L'entourage de François Hollande avait ajouté une certaine confusion, en affirmant mercredi matin que l'interdiction était "une décision de gestion opérationnelle de l'ordre public" incombant à la préfecture et que "l'arbitrage n'a(vait) pas été rendu par le président lui-même". Ce que certains ont pu interpréter, à tort selon l'Elysée, comme une prise de distance avec M. Valls.
Après le recours au 49-3 pour faire passer le texte en première lecture à l'Assemblée nationale, et le choix répété de ne pas céder à la fronde menée par la CGT, une interdiction aurait marqué une nouvelle crispation autour du dernier grand texte du quinquennat.
La CFDT, quoique soutien précieux du gouvernement sur la loi Travail, avait elle aussi "condamné" l'interdiction, s'ajoutant à l'émoi syndical. Au PS, les frondeurs ont tiré à boulets rouges, mais les critiques débordaient largement jusqu'aux légitimistes.

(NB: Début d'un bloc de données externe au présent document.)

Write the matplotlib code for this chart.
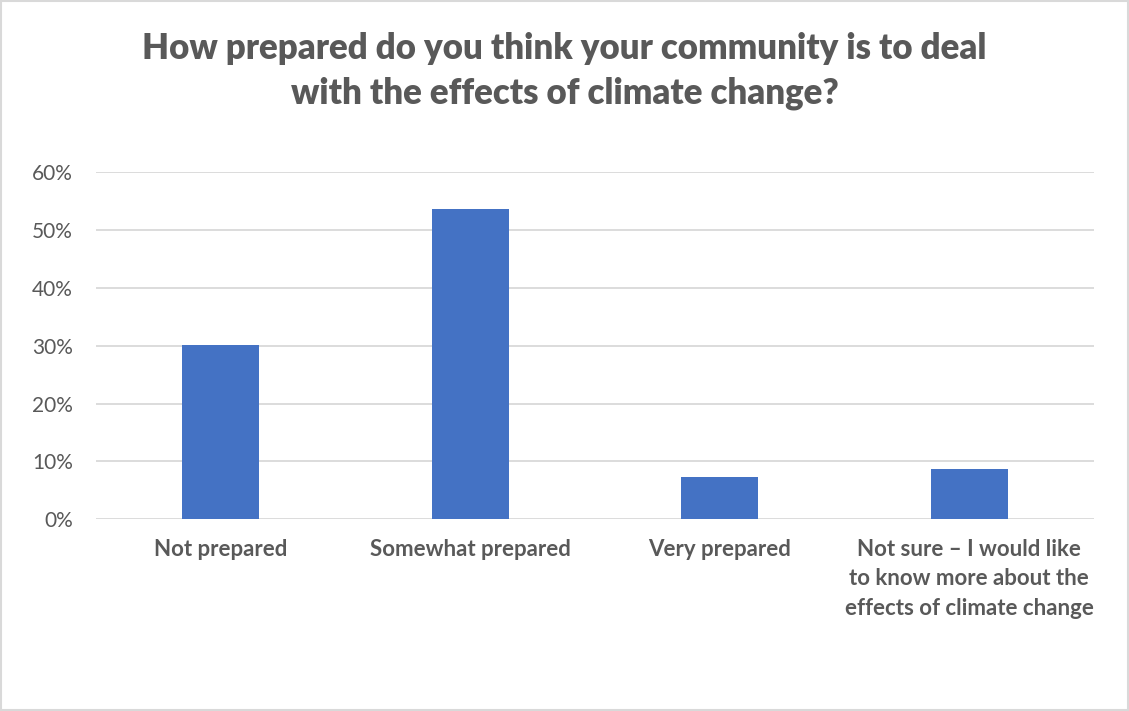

"Interdire la manifestation sur la loi Travail est une blessure démocratique et une provocation politique inutile", avait jugé l'ancien ministre Benoît Hamon. "Faute historique", fustigeait Christian Paul. "On aurait pu éviter cette montée de tension", a lâché le patron des députés PS, Bruno le Roux, soulignant que "la proposition par l'Etat de cet itinéraire avait été faite avant".